Making Sense of the SMB Framework Landscape

Small and mid-sized businesses rarely struggle because of effort. More often, they struggle because growth introduces complexity faster than the organization’s internal systems can absorb it.

That’s where structured business frameworks come in.

smb framework comparative chart

The chart above presents a comparative analysis of several widely used SMB growth systems across five critical design dimensions:

  • Growth Design – Does the framework provide a clear model for scaling the business?

  • Structural Architecture – Does it help define roles, responsibilities, and accountability?

  • Execution Engine – Does it include mechanisms for driving consistent follow-through?

  • Stage Theory – Does it adapt based on the company’s size and developmental stage?

  • Cultural Design – Does it intentionally shape leadership behavior and team norms?

Each of the frameworks included—Predictable Success, Scaling Up, EOS, 4DX, and Pinnacle—has created meaningful value for SMB leaders by helping translate ambition into operational discipline.


Where Each Framework Excels

Predictable Success offers one of the strongest stage-based growth models available. Its ability to help leaders identify where their organization sits within the lifecycle of business development is particularly valuable for companies navigating founder-dependence or early operational drift.

Scaling Up provides robust tools for execution and alignment. Many teams benefit from its practical emphasis on priorities, KPIs, and meeting rhythms, especially once functional departments begin to emerge.

EOS (Entrepreneurial Operating System) has become one of the most widely adopted execution frameworks in the SMB market. Its simplicity and cadence-based accountability structures help teams establish clarity around quarterly priorities and ownership.

4DX (The 4 Disciplines of Execution) brings a powerful behavioral lens to performance management. Its focus on lead measures and visible scoreboards makes it especially useful for driving change initiatives that require consistent team engagement.

Pinnacle offers an integrated operating model that blends strategic planning with leadership development—an approach that resonates strongly with organizations seeking structure without excessive rigidity.

Every one of these systems can create tangible improvement when applied consistently.


Why Organizational ReWilding Scores Highly

Organizational ReWilding® was designed to address a common constraint that emerges as SMBs grow: the gradual erosion of managerial effectiveness as complexity increases.

Unlike frameworks that focus primarily on planning cadence or KPI tracking, Organizational ReWilding emphasizes:

  • Managerial Role Design
    Helping leaders understand not just what should get done—but who should own decision rights as the business evolves.

  • Structural Integrity
    Clarifying how authority, accountability, and information flow should change from one stage of growth to the next.

  • Stage-Appropriate Leadership Expectations
    Aligning leadership behavior with the organization’s current level of operational maturity.

  • Cultural Reinforcement Through Structure
    Embedding collaboration, ownership, and cross-functional alignment directly into reporting relationships and management processes.

Because of this systems-level orientation, Organizational ReWilding tends to score highly in:

  • Growth Design

  • Structural Architecture

  • Stage Theory

  • Cultural Design

These are the domains that determine whether progress made through planning and execution can actually be sustained over time.


Understanding the “Execution Engine” Rating

You’ll notice that Organizational ReWilding receives a lower score in the Execution Engine category.

This is intentional.

Organizational ReWilding is not designed to function as a standalone execution methodology in the way that EOS or 4DX might.
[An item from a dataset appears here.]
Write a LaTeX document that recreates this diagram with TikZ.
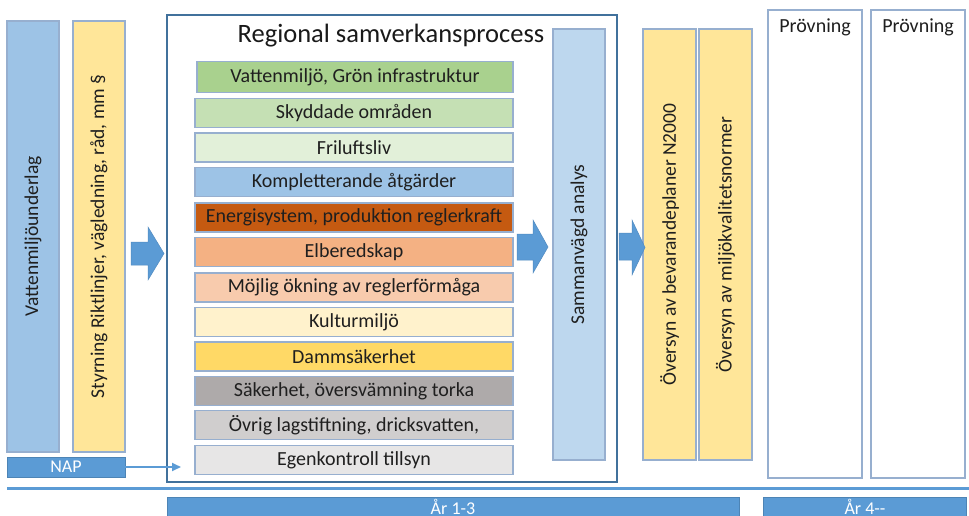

Instead, it is meant to be implemented in partnership with a Certified Organizational ReWilding Adviser (CORA).

A CORA works directly with the leadership team to:

  • Interpret structural insights in real-time

  • Facilitate role and responsibility transitions

  • Support delegation and managerial capability development

  • Ensure that stage-appropriate systems are adopted and maintained

In practice, the CORA provides the implementation bridge—bringing contextual experience and hands-on guidance that helps translate structural design into day-to-day managerial behavior.

This human layer is what closes the gap between insight and execution.


The Bigger Picture

The most important takeaway from this comparison isn’t which framework is “best.”

It’s that growing businesses benefit from using any well-defined framework to bring clarity, consistency, and intentionality to how they operate.

Execution systems help teams move faster.
Strategic planning tools improve alignment.
Lifecycle models reduce blind spots.

And structural frameworks—like Organizational ReWilding—ensure that as the business grows, leadership capacity grows with it.

For many SMBs, the greatest long-term gains come not from choosing one approach over another, but from understanding how structural design, execution discipline, and leadership development can work together to support sustainable growth.

Organizational ReWilding exists to make that integration possible.